RERA Act 2016 and Indian real estate
The Regulatory and Authority (RERA) Act 2016 has been used by the state authorities of Mumbai to make various changes to the original draft regulations. As we have covered in recent articles, the act was seen as a major step forward in fighting corruption and a lack of transparency in the Indian real estate market. This together with recent moves against money laundering has certainly put the Indian real estate market back on the map. However, will changes from state to state undermine this good work?
Mumbai Grahak Panchayat
Consumer rights group Mumbai Grahak Panchayat (MGP) has issued an online call for signatures to oppose the proposed rule changes. They believe that the changes favour developers over investors and reduce the original level of protection afforded to all parties. The option to tweak the underlying new regulations from state to state was seen as a bargaining tool to ensure as many of the regulations were adopted as possible.

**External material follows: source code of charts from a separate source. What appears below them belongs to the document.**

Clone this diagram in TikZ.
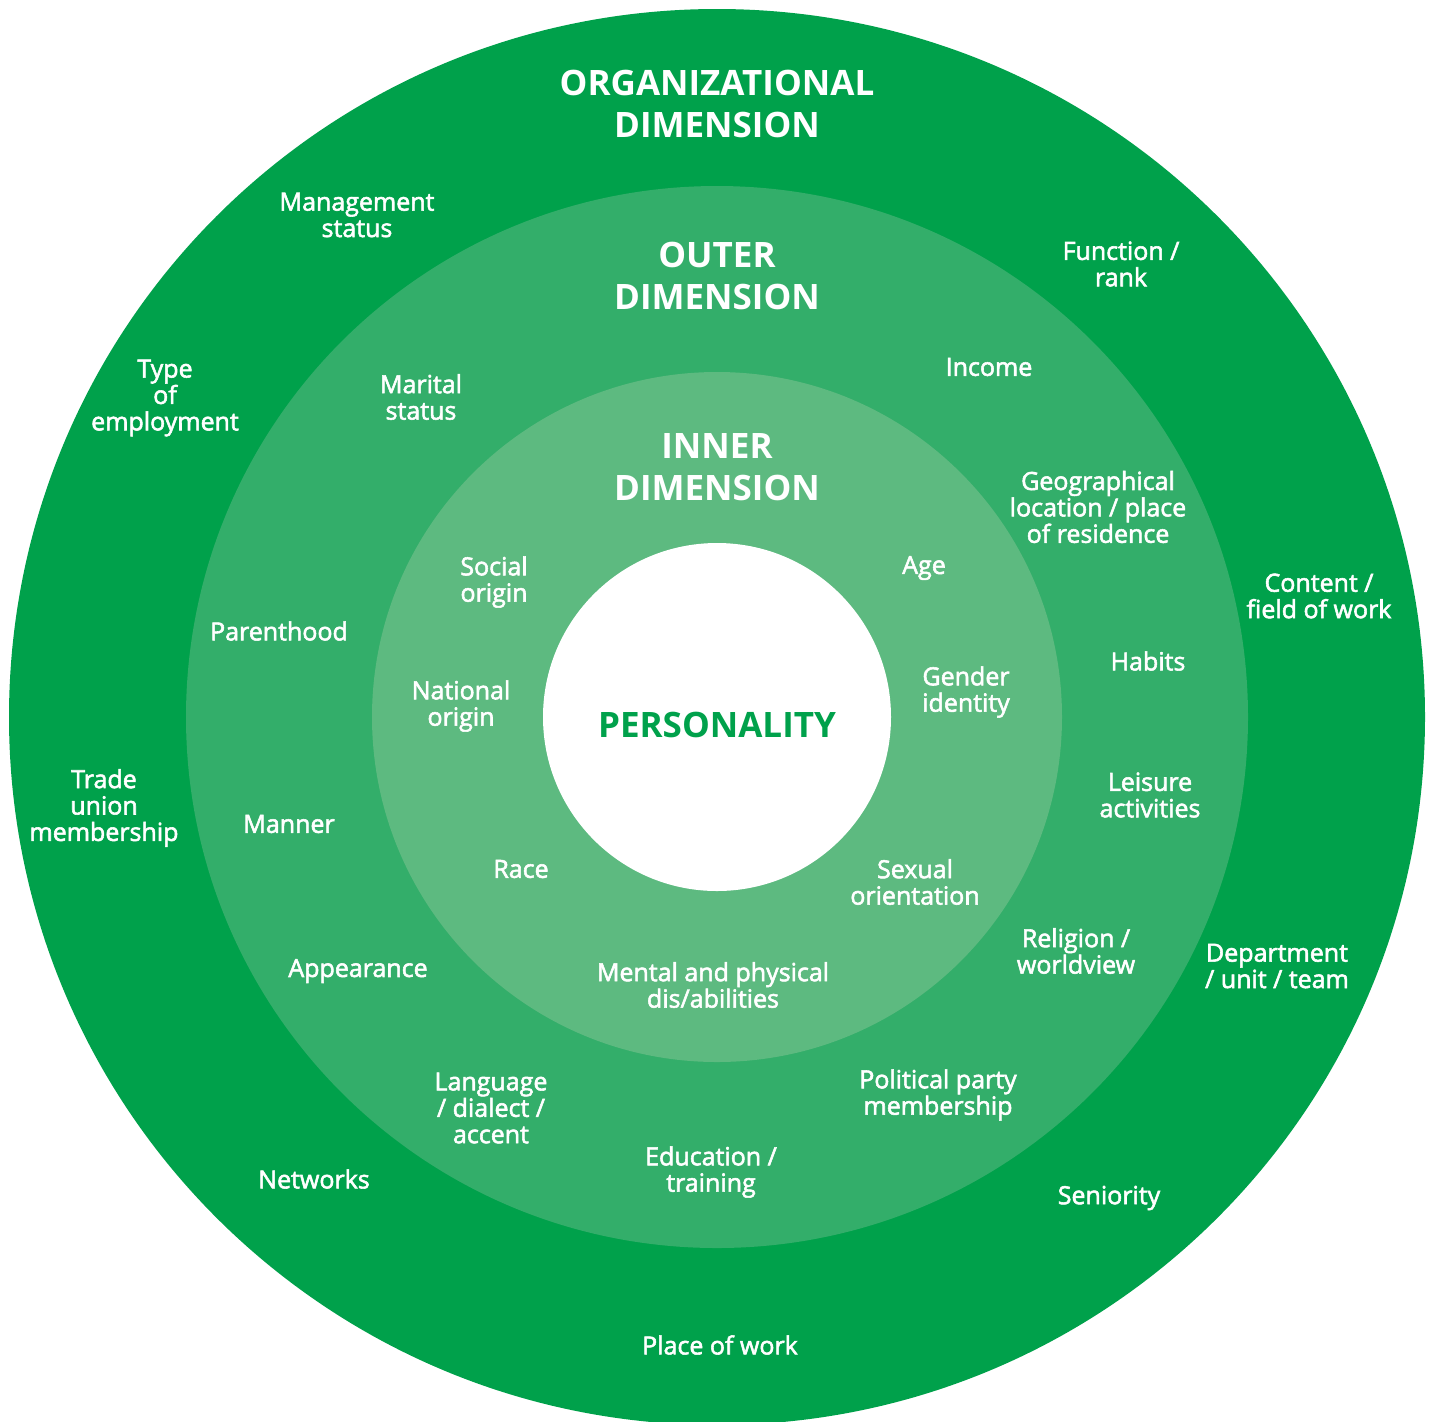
\documentclass[tikz,border=0pt]{standalone}
\usepackage{fontspec}
\setmainfont{Open Sans}
\newfontfamily\lblfont{Open Sans}[FakeBold=2.2]
\newfontfamily\headfont{Open Sans}[BoldFont={Open Sans Bold}]
\definecolor{ringorg}{HTML}{00A14B}
\definecolor{ringout}{HTML}{33AE6A}
\definecolor{ringin}{HTML}{5DBA80}
\begin{document}
\begin{tikzpicture}[x=0.5pt,y=-0.5pt,
  lbl/.style={text=white,align=center,inner sep=0pt,
    font=\lblfont\fontsize{12.5}{13.2}\selectfont},
  head/.style={text=white,align=center,inner sep=0pt,
    font=\headfont\bfseries\fontsize{17.5}{21}\selectfont}]
\useasboundingbox (0,0) rectangle (1435,1421);
\clip (0,0) rectangle (1435,1421);
% concentric dimensions
\fill[ringorg] (717,717) circle[radius=708];
\fill[ringout] (717,717) circle[radius=531];
\fill[ringin] (717,717) circle[radius=345];
\fill[white] (717,717) circle[radius=174];
% headings
\node[head] (org) at (717,104) {ORGANIZATIONAL\\DIMENSION};
\node[head] (outer) at (717,276) {OUTER\\DIMENSION};
\node[head] (inner) at (717,467) {INNER\\DIMENSION};
\node[head,text=ringorg] (pers) at (717,725) {PERSONALITY};
% organizational dimension
\node[lbl] (mgmt) at (357,215) {Management\\status};
\node[lbl] (func) at (1121,264) {Function /\\rank};
\node[lbl] (type) at (165,398) {Type\\of\\employment};
\node[lbl] (content) at (1319,596) {Content /\\field of work};
\node[lbl] (trade) at (104,808) {Trade\\union\\membership};
\node[lbl] (dept) at (1277,966) {Department\\/ unit / team};
\node[lbl] (netw) at (314,1179) {Networks};
\node[lbl] (senior) at (1109,1198) {Seniority};
\node[lbl] (place) at (720,1345) {Place of work};
% outer dimension
\node[lbl] (marital) at (421,397) {Marital\\status};
\node[lbl] (income) at (989,367) {Income};
\node[lbl] (geo) at (1098,507) {Geographical\\location / place\\of residence};
\node[lbl] (parent) at (279,631) {Parenthood};
\node[lbl] (habits) at (1148,661) {Habits};
\node[lbl] (leisure) at (1150,795) {Leisure\\activities};
\node[lbl] (manner) at (289,824) {Manner};
\node[lbl] (relig) at (1076,951) {Religion /\\worldview};
\node[lbl] (appear) at (358,971) {Appearance};
\node[lbl] (lang) at (491,1108) {Language\\/ dialect /\\accent};
\node[lbl] (polit) at (938,1095) {Political party\\membership};
\node[lbl] (edu) at (711,1172) {Education /\\training};
% inner dimension
\node[lbl] (social) at (494,582) {Social\\origin};
\node[lbl] (age) at (924,568) {Age};
\node[lbl] (natl) at (461,706) {National\\origin};
\node[lbl] (gender) at (966,692) {Gender\\identity};
\node[lbl] (race) at (521,869) {Race};
\node[lbl] (sexual) at (915,882) {Sexual\\orientation};
\node[lbl] (mental) at (713,985) {Mental and physical\\dis/abilities};
\end{tikzpicture}
\end{document}
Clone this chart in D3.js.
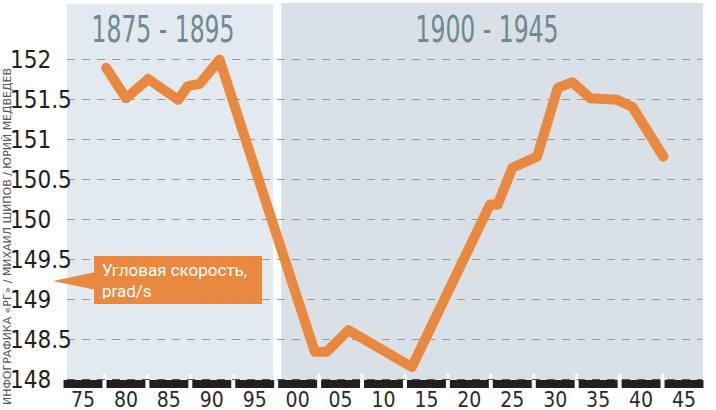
<!DOCTYPE html>
<html>
<head>
<meta charset="utf-8">
<title>Угловая скорость</title>
<script src="https://d3js.org/d3.v7.min.js"></script>
<style>
body { margin: 0; background: #fff; }
svg { display: block; }
.ylab { font-family: "Liberation Sans Narrow", "DejaVu Sans Condensed", sans-serif; font-size: 24px; fill: #231f20; }
.xlab { font-family: "Liberation Sans Narrow", "DejaVu Sans Condensed", sans-serif; font-size: 21px; fill: #2a2a2a; text-anchor: middle; }
.period { font-family: "Liberation Sans Narrow", "DejaVu Sans Condensed", sans-serif; font-size: 38px; fill: #6f8893; text-anchor: middle; }
.note { font-family: Roboto, "Open Sans", sans-serif; font-size: 17px; fill: #fff; }
.credit { font-family: "DejaVu Sans Condensed", sans-serif; font-size: 10px; fill: #555; }
</style>
</head>
<body>
<svg id="chart" width="716" height="410"></svg>
<script>
// angular velocity, prad/s
var years  = [1877.7, 1880.0, 1882.6, 1886.1, 1887.2, 1888.6, 1890.9, 1902.0, 1903.4, 1905.9, 1913.3,
              1922.4, 1923.3, 1925.0, 1927.9, 1930.3, 1932.0, 1934.1, 1937.2, 1939.0, 1942.6];
var values = [151.89, 151.51, 151.75, 151.49, 151.66, 151.69, 151.99, 148.34, 148.34, 148.61, 148.15,
              150.18, 150.18, 150.64, 150.78, 151.64, 151.71, 151.51, 151.49, 151.40, 150.78];

var tickYears  = [1875, 1880, 1885, 1890, 1895, 1900, 1905, 1910, 1915, 1920, 1925, 1930, 1935, 1940, 1945];
var tickLabels = ["75", "80", "85", "90", "95", "00", "05", "10", "15", "20", "25", "30", "35", "40", "45"];
var yTicks = [148, 148.5, 149, 149.5, 150, 150.5, 151, 151.5, 152];

var periods = [
  {label: "1875 - 1895", from: 1872.5, to: 1897.5, fill: "#e2eaf0"},
  {label: "1900 - 1945", from: 1897.5, to: 1947.5, fill: "#d9e0e6"}
];

var svg = d3.select("#chart");

var x = d3.scaleLinear().domain([1875, 1945]).range([83, 684]);
var y = d3.scaleLinear().domain([148, 152]).range([379, 59]);

// period panels
svg.selectAll("rect.panel")
  .data(periods)
  .enter().append("rect")
    .attr("class", "panel")
    .attr("x", function(d, i) { return x(d.from) + (i == 0 ? 5.5 : 5); })
    .attr("width", function(d, i) { return x(d.to) - x(d.from) - (i == 0 ? 8.5 : 7.5); })
    .attr("y", function(d, i) { return i == 0 ? 4 : 3; })
    .attr("height", function(d, i) { return i == 0 ? 376 : 377; })
    .attr("fill", function(d) { return d.fill; });

svg.selectAll("text.period")
  .data(periods)
  .enter().append("text")
    .attr("class", "period")
    .attr("x", function(d, i) { return i == 0 ? 163 : 487; })
    .attr("y", 42)
    .attr("textLength", 143)
    .attr("lengthAdjust", "spacingAndGlyphs")
    .text(function(d) { return d.label; });

// callout
var note = svg.append("g");
note.append("path")
  .attr("d", "M53,281L96,272L96,290Z")
  .attr("fill", "#e8893f");
note.append("rect")
  .attr("x", 94).attr("y", 256).attr("width", 168).attr("height", 48)
  .attr("fill", "#e8893f");
note.append("text").attr("class", "note").attr("x", 102).attr("y", 276).text("Угловая скорость,");
note.append("text").attr("class", "note").attr("x", 102).attr("y", 297).text("prad/s");

// bottom bar with white tick gaps
var bounds = d3.range(1872.5, 1950, 5);
svg.selectAll("rect.seg")
  .data(tickYears)
  .enter().append("rect")
    .attr("class", "seg")
    .attr("x", function(d) { return x(d - 2.5) + 2; })
    .attr("width", function(d) { return x(d + 2.5) - x(d - 2.5) - 4; })
    .attr("y", 380)
    .attr("height", 8)
    .attr("fill", "#231f20");
svg.selectAll("line.tick")
  .data(bounds.slice(1, -1))
  .enter().append("line")
    .attr("x1", function(d) { return x(d); })
    .attr("x2", function(d) { return x(d); })
    .attr("y1", 374).attr("y2", 380)
    .attr("stroke", "#fff")
    .attr("stroke-width", 3);

// dashed grid
svg.selectAll("line.grid")
  .data(yTicks)
  .enter().append("line")
    .attr("class", "grid")
    .attr("x1", 67).attr("x2", 702)
    .attr("y1", function(d) { return y(d) + 0.5; })
    .attr("y2", function(d) { return y(d) + 0.5; })
    .attr("stroke", function(d) { return d == 148 ? "#555" : "#999"; })
    .attr("stroke-width", 1)
    .attr("stroke-dasharray", "8,7");

// y labels
svg.selectAll("text.ylab")
  .data(yTicks)
  .enter().append("text")
    .attr("class", "ylab")
    .attr("x", 10)
    .attr("y", function(d) { return y(d) + 8.5; })
    .text(function(d) { return d; });

// x labels
svg.selectAll("text.xlab")
  .data(tickYears)
  .enter().append("text")
    .attr("class", "xlab")
    .attr("x", function(d) { return x(d); })
    .attr("y", 407)
    .text(function(d, i) { return tickLabels[i]; });

// the line
var line = d3.line()
  .x(function(d, i) { return x(years[i]); })
  .y(function(d) { return y(d); });

svg.append("path")
  .datum(values)
  .attr("d", line)
  .attr("fill", "none")
  .attr("stroke", "#e8893f")
  .attr("stroke-width", 10)
  .attr("stroke-linejoin", "round")
  .attr("stroke-linecap", "round");

// credit
svg.append("text")
  .attr("class", "credit")
  .attr("transform", "translate(11,405) rotate(-90)")
  .attr("textLength", 337)
  .attr("lengthAdjust", "spacingAndGlyphs")
  .text("ИНФОГРАФИКА «РГ» / МИХАИЛ ШИПОВ / ЮРИЙ МЕДВЕДЕВ");
</script>
</body>
</html>
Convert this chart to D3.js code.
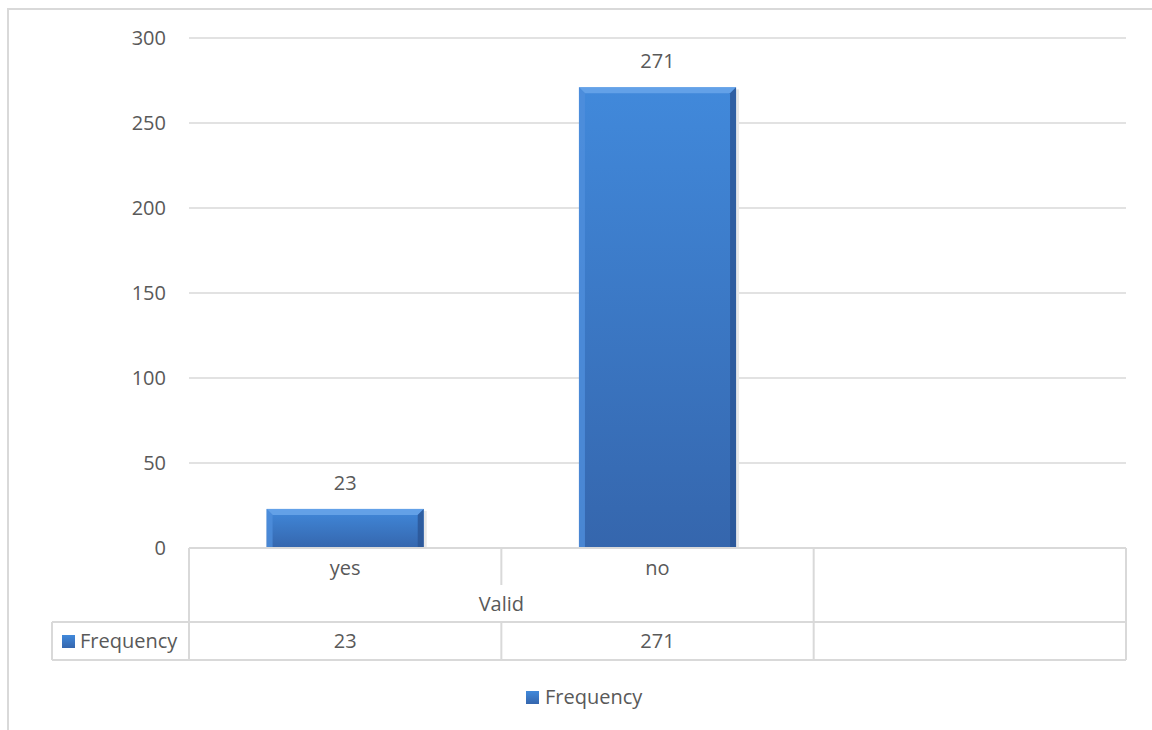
<!DOCTYPE html>
<html>
<head>
<meta charset="utf-8">
<script src="https://cdn.jsdelivr.net/npm/d3@7"></script>
<style>
  body { margin: 0; background: #fff; }
  svg text { font-family: "Open Sans", "Noto Sans", sans-serif; fill: #595959; }
</style>
</head>
<body>
<svg id="chart" width="1152" height="730"></svg>
<script>
// Chart data
const categories = ['yes', 'no', ''];
const groupLabel = 'Valid';
const seriesName = 'Frequency';
const frequency = [23, 271, null];
const yTicks = [0, 50, 100, 150, 200, 250, 300];

const margin = { top: 38, left: 189, right: 26 };
const plotH = 510;
const width = 1152 - margin.left - margin.right;
const fs = '20px';

const svg = d3.select('#chart');

// outer chart frame
svg.append('rect')
    .attr('x', 8).attr('y', 9)
    .attr('width', 1160).attr('height', 740)
    .attr('fill', 'none')
    .attr('stroke', '#d9d9d9')
    .attr('stroke-width', 2);

const defs = svg.append('defs');
const grad = defs.append('linearGradient')
    .attr('id', 'barFill')
    .attr('x1', 0).attr('y1', 0).attr('x2', 0).attr('y2', 1);
grad.append('stop').attr('offset', '0%').attr('stop-color', '#4189db');
grad.append('stop').attr('offset', '100%').attr('stop-color', '#3566ad');

const g = svg.append('g')
    .attr('transform', `translate(${margin.left},${margin.top})`);

const x = d3.scaleBand()
    .domain(d3.range(categories.length))
    .range([0, width])
    .paddingInner(0)
    .paddingOuter(0);

const y = d3.scaleLinear()
    .domain([0, 300])
    .range([plotH, 0]);

// gridlines
g.append('g')
    .selectAll('line')
    .data(yTicks)
    .enter().append('line')
    .attr('x1', 0).attr('x2', width)
    .attr('y1', d => y(d)).attr('y2', d => y(d))
    .attr('stroke', '#d9d9d9')
    .attr('stroke-width', 1.3);

// y axis labels
const yAxis = g.append('g')
    .call(d3.axisLeft(y).tickValues(yTicks).tickSize(0).tickPadding(23));
yAxis.select('.domain').remove();
yAxis.selectAll('text')
    .style('font-size', fs)
    .style('font-family', '"Open Sans", sans-serif')
    .attr('fill', '#595959');

// bars with bevel
const barW = x.bandwidth() * 0.503;
const bev = 6;
const bars = g.selectAll('.bar')
  .data(frequency.map((v, i) => ({ v, i })).filter(d => d.v != null))
  .enter().append('g')
    .attr('class', 'bar');

bars.append('rect')
    .attr('x', d => x(d.i) + (x.bandwidth() - barW) / 2 + 3)
    .attr('y', d => y(d.v) + 2)
    .attr('width', barW)
    .attr('height', d => plotH - y(d.v) - 2)
    .attr('fill', '#e8e8e8');

bars.append('rect')
    .attr('x', d => x(d.i) + (x.bandwidth() - barW) / 2)
    .attr('y', d => y(d.v))
    .attr('width', barW)
    .attr('height', d => plotH - y(d.v))
    .attr('fill', 'url(#barFill)');

// top bevel
bars.append('path')
    .attr('d', d => {
      const x0 = x(d.i) + (x.bandwidth() - barW) / 2, x1 = x0 + barW, y0 = y(d.v);
      return `M${x0},${y0}L${x1},${y0}L${x1 - bev},${y0 + bev}L${x0 + bev},${y0 + bev}Z`;
    })
    .attr('fill', '#6aa6ea').attr('opacity', 0.85);
// left bevel
bars.append('path')
    .attr('d', d => {
      const x0 = x(d.i) + (x.bandwidth() - barW) / 2, y0 = y(d.v);
      return `M${x0},${y0}L${x0 + bev},${y0 + bev}L${x0 + bev},${plotH}L${x0},${plotH}Z`;
    })
    .attr('fill', '#4f8fdc').attr('opacity', 0.8);
// right bevel
bars.append('path')
    .attr('d', d => {
      const x1 = x(d.i) + (x.bandwidth() + barW) / 2, y0 = y(d.v);
      return `M${x1},${y0}L${x1 - bev},${y0 + bev}L${x1 - bev},${plotH}L${x1},${plotH}Z`;
    })
    .attr('fill', '#2a5595').attr('opacity', 0.8);

// value labels
g.selectAll('.val')
  .data(frequency.map((v, i) => ({ v, i })).filter(d => d.v != null))
  .enter().append('text')
    .attr('x', d => x(d.i) + x.bandwidth() / 2)
    .attr('y', d => y(d.v) - 19)
    .attr('text-anchor', 'middle')
    .style('font-size', fs)
    .text(d => d.v);

// data table below axis
const rowCat = plotH + 74;     // bottom of category block
const rowEnd = plotH + 112;    // bottom of data row
const tbl = g.append('g').attr('stroke', '#d9d9d9').attr('stroke-width', 2).attr('fill', 'none');
tbl.append('line').attr('x1', 0).attr('x2', width).attr('y1', plotH).attr('y2', plotH);
tbl.append('line').attr('x1', -137).attr('x2', width).attr('y1', rowCat).attr('y2', rowCat);
tbl.append('line').attr('x1', -137).attr('x2', width).attr('y1', rowEnd).attr('y2', rowEnd);
tbl.append('line').attr('x1', -137).attr('x2', -137).attr('y1', rowCat).attr('y2', rowEnd);
tbl.append('line').attr('x1', 0).attr('x2', 0).attr('y1', plotH).attr('y2', rowEnd);
tbl.append('line').attr('x1', width).attr('x2', width).attr('y1', plotH).attr('y2', rowEnd);
// separators between categories
tbl.selectAll('.sep')
  .data(d3.range(1, categories.length))
  .enter().append('line')
    .attr('x1', d => x(d)).attr('x2', d => x(d))
    .attr('y1', plotH)
    .attr('y2', d => d < 2 ? plotH + 37 : rowEnd);
// lower part of first separator (data row)
tbl.append('line')
    .attr('x1', x(1)).attr('x2', x(1))
    .attr('y1', rowCat).attr('y2', rowEnd);

g.selectAll('.cat')
  .data(categories)
  .enter().append('text')
    .attr('x', (d, i) => x(i) + x.bandwidth() / 2)
    .attr('y', plotH + 27)
    .attr('text-anchor', 'middle')
    .style('font-size', fs)
    .text(d => d);

g.append('text')
    .attr('x', x.bandwidth())
    .attr('y', plotH + 63)
    .attr('text-anchor', 'middle')
    .style('font-size', fs)
    .text(groupLabel);

g.selectAll('.cell')
  .data(frequency)
  .enter().append('text')
    .attr('x', (d, i) => x(i) + x.bandwidth() / 2)
    .attr('y', rowCat + 26)
    .attr('text-anchor', 'middle')
    .style('font-size', fs)
    .text(d => d == null ? '' : d);

// row header with key
g.append('rect')
    .attr('x', -127).attr('y', rowCat + 13)
    .attr('width', 13).attr('height', 13)
    .attr('fill', 'url(#barFill)');
g.append('text')
    .attr('x', -109)
    .attr('y', rowCat + 26)
    .style('font-size', fs)
    .text(seriesName);

// legend
const legend = svg.append('g').attr('transform', 'translate(526,691)');
legend.append('rect')
    .attr('width', 13).attr('height', 13)
    .attr('fill', 'url(#barFill)');
legend.append('text')
    .attr('x', 19).attr('y', 13)
    .style('font-size', fs)
    .text(seriesName);
</script>
</body>
</html>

MGP has serious concerns about potential violations of consumer rights and the added protection given to developers. When you bear in mind the size of the Mumbai and the Indian real estate market as a whole there is significant investment at risk. This, at a time when the government of the day has been making good headway, would seem to indicate that property developers still have sway within state authorities.
Finding a balance
It is very tricky to find a balance between protection of investors, protection of developers and the image of the Indian real estate market as a whole. If developers feel they have been penalised then they can very easily withdraw their funding and look elsewhere. If investors feel their protection has been reduced then again they have the option to look elsewhere. When you bear in mind the size of the worldwide real estate market and the ease with which you can invest in overseas markets this could be a problem going forward.
We can be thankful that the situation is being played out in public because many regulatory changes in India are agreed behind closed doors. Whether the Mumbai authorities would be as keen to discuss these changes without the involvement of the MGP is debatable.
There is a growing belief that the Mumbai authorities have been placed under severe pressure by property developers in the region. At the end of the day the changes introduced by the government have been wide reaching, leading to a significant change in historic practices. If state authorities are seen to undermine the general ideals behind the new regulations this could cause friction between investors, developers, state authorities and the Indian government. This is the kind of headline news we do not want to see.